Kendra se apartó con brusquedad y se puso de costado. Para ella, todo lo que era y todo lo que había intentado ser estaba derrumbándose deprisa a medida que la Kendra que presentaba al mundo sentía el peso de un pasado, que, por lo general, lograba mantener a raya. Reconocer, admitir, hablar… No tenía ninguna razón para hacer nada de aquello cuando estaba viviendo su vida y simplemente perseguía sus ambiciones. Hacerlo ahora, y en presencia de un hombre con quien no tenía intención de experimentar nada más que el placer más básico, intensificaba su sensación de degradación.
Quería que se marchara. Le apartó con la mano.
– Sí. Pero tú también vienes.
Dix caminó hasta la puerta del dormitorio y la abrió.

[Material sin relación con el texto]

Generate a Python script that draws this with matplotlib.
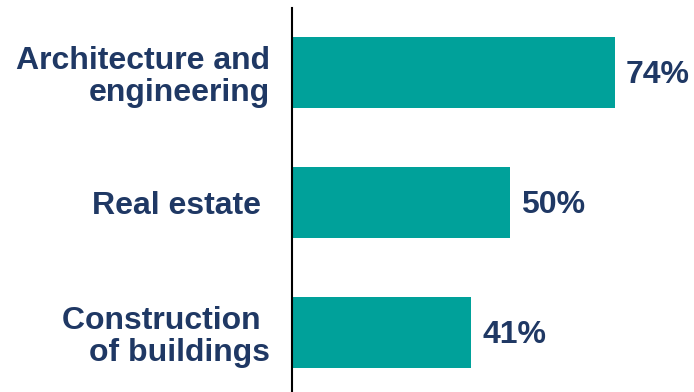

– ¿Joel? -gritó-. ¿Me oyes, chaval?
El volumen de Pumping Iron bajó, la voz de Arnold explayándose sobre algún que otro tema quedó enmudecida, gracias a Dios.
– ¿Sí? -gritó Joel.
– ¿En cuánto tiempo te preparas? Toby también.
– ¿Para qué?
– Vamos a salir.
– ¿Adonde? -Un ligero agudo en su voz, que Dix interpretó como emoción y felicidad: un padre que daba una buena noticia a sus hijos.
– Ha llegado el momento de que conozcáis a mi padre y a mi madre, colega. Toby y tu tía Ken también. ¿Tenéis ganas? Tienen un café en Harrow Road, y mi madre… hace tarta de manzana con crema caliente. ¿Estáis preparados?
– ¡Sí! ¡Eh, Tobe…!
Dix no oyó el resto, porque había cerrado la puerta y se había girado hacia Kendra. Empezó a recoger la ropa que había desparramado por el suelo, trocitos de encaje que eran unas bragas y un sujetador, unas medias, una falda que rozaba sus caderas, una blusa con el cuello de pico de color crema sobre su piel. También encontró una camiseta fina en un cajón y la utilizó para secarle la cara.
– Dios santo -dijo Kendra-. ¿Qué quieres de mí, tío?
– Vamos, Ken -le contestó-. Vístete. Es hora de que mi padre y mi madre conozcan a la mujer a la que amo.